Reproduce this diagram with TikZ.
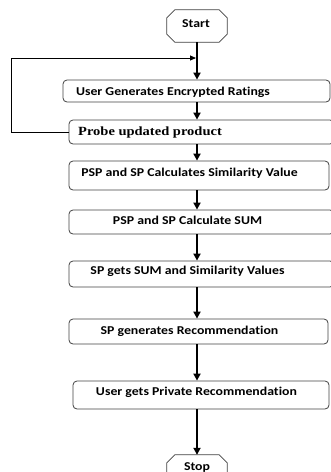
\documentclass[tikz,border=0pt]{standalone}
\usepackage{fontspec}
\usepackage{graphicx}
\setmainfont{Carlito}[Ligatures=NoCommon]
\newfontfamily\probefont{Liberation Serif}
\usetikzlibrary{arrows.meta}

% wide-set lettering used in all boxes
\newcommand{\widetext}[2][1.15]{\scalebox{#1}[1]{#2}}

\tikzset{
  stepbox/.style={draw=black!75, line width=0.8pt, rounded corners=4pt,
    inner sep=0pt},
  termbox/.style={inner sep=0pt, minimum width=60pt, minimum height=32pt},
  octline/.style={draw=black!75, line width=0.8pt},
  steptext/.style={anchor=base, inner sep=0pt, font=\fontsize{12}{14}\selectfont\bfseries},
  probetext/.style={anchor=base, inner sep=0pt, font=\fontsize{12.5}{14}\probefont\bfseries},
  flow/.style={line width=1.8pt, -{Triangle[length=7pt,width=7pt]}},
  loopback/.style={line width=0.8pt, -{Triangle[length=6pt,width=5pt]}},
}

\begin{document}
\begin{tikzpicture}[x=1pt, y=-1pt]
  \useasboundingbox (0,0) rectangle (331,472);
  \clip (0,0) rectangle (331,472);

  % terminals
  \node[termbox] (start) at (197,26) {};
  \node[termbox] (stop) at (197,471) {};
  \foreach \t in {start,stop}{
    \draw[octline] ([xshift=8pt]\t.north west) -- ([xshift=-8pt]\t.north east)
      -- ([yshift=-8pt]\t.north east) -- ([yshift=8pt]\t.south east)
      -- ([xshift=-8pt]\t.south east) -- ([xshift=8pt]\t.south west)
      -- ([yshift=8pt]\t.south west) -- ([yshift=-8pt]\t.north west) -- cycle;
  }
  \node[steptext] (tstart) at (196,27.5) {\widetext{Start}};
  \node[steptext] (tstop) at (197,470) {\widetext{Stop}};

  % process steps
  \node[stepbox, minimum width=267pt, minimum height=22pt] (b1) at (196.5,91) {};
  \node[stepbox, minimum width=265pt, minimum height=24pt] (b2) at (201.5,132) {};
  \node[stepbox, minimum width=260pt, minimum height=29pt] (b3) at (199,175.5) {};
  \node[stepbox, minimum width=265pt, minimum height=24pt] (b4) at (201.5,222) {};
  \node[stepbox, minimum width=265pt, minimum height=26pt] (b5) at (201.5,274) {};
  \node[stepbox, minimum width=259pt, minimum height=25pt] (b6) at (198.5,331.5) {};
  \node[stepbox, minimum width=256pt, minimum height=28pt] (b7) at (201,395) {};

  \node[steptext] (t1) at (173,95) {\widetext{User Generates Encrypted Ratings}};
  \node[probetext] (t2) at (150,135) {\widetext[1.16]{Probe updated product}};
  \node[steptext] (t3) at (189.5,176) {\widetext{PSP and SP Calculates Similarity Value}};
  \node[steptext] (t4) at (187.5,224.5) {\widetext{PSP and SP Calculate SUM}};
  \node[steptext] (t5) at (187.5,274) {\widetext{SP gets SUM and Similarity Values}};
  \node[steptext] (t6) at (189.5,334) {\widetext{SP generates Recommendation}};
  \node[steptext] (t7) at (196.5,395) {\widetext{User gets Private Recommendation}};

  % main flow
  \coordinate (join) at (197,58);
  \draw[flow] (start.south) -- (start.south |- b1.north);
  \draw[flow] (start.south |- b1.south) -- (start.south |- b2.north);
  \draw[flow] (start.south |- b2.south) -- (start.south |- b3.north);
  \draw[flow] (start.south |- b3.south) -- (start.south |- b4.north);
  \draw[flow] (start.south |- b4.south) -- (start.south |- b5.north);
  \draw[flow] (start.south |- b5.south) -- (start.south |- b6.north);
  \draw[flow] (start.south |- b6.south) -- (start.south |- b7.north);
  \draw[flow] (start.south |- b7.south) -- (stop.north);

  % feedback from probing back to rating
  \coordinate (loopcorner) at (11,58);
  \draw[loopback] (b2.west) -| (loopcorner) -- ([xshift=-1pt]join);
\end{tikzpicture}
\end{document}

## GOAL
Every line from the start of the listing above through the line with "(tstop) at (197,470)" should be repeated exactly; skip the pictures and add nothing else.

## WRITTEN RESPONSE
Reproduce this diagram with TikZ.
\documentclass[tikz,border=0pt]{standalone}
\usepackage{fontspec}
\usepackage{graphicx}
\setmainfont{Carlito}[Ligatures=NoCommon]
\newfontfamily\probefont{Liberation Serif}
\usetikzlibrary{arrows.meta}

% wide-set lettering used in all boxes
\newcommand{\widetext}[2][1.15]{\scalebox{#1}[1]{#2}}

\tikzset{
  stepbox/.style={draw=black!75, line width=0.8pt, rounded corners=4pt,
    inner sep=0pt},
  termbox/.style={inner sep=0pt, minimum width=60pt, minimum height=32pt},
  octline/.style={draw=black!75, line width=0.8pt},
  steptext/.style={anchor=base, inner sep=0pt, font=\fontsize{12}{14}\selectfont\bfseries},
  probetext/.style={anchor=base, inner sep=0pt, font=\fontsize{12.5}{14}\probefont\bfseries},
  flow/.style={line width=1.8pt, -{Triangle[length=7pt,width=7pt]}},
  loopback/.style={line width=0.8pt, -{Triangle[length=6pt,width=5pt]}},
}

\begin{document}
\begin{tikzpicture}[x=1pt, y=-1pt]
  \useasboundingbox (0,0) rectangle (331,472);
  \clip (0,0) rectangle (331,472);

  % terminals
  \node[termbox] (start) at (197,26) {};
  \node[termbox] (stop) at (197,471) {};
  \foreach \t in {start,stop}{
    \draw[octline] ([xshift=8pt]\t.north west) -- ([xshift=-8pt]\t.north east)
      -- ([yshift=-8pt]\t.north east) -- ([yshift=8pt]\t.south east)
      -- ([xshift=-8pt]\t.south east) -- ([xshift=8pt]\t.south west)
      -- ([yshift=8pt]\t.south west) -- ([yshift=-8pt]\t.north west) -- cycle;
  }
  \node[steptext] (tstart) at (196,27.5) {\widetext{Start}};
  \node[steptext] (tstop) at (197,470) {\widetext{Stop}};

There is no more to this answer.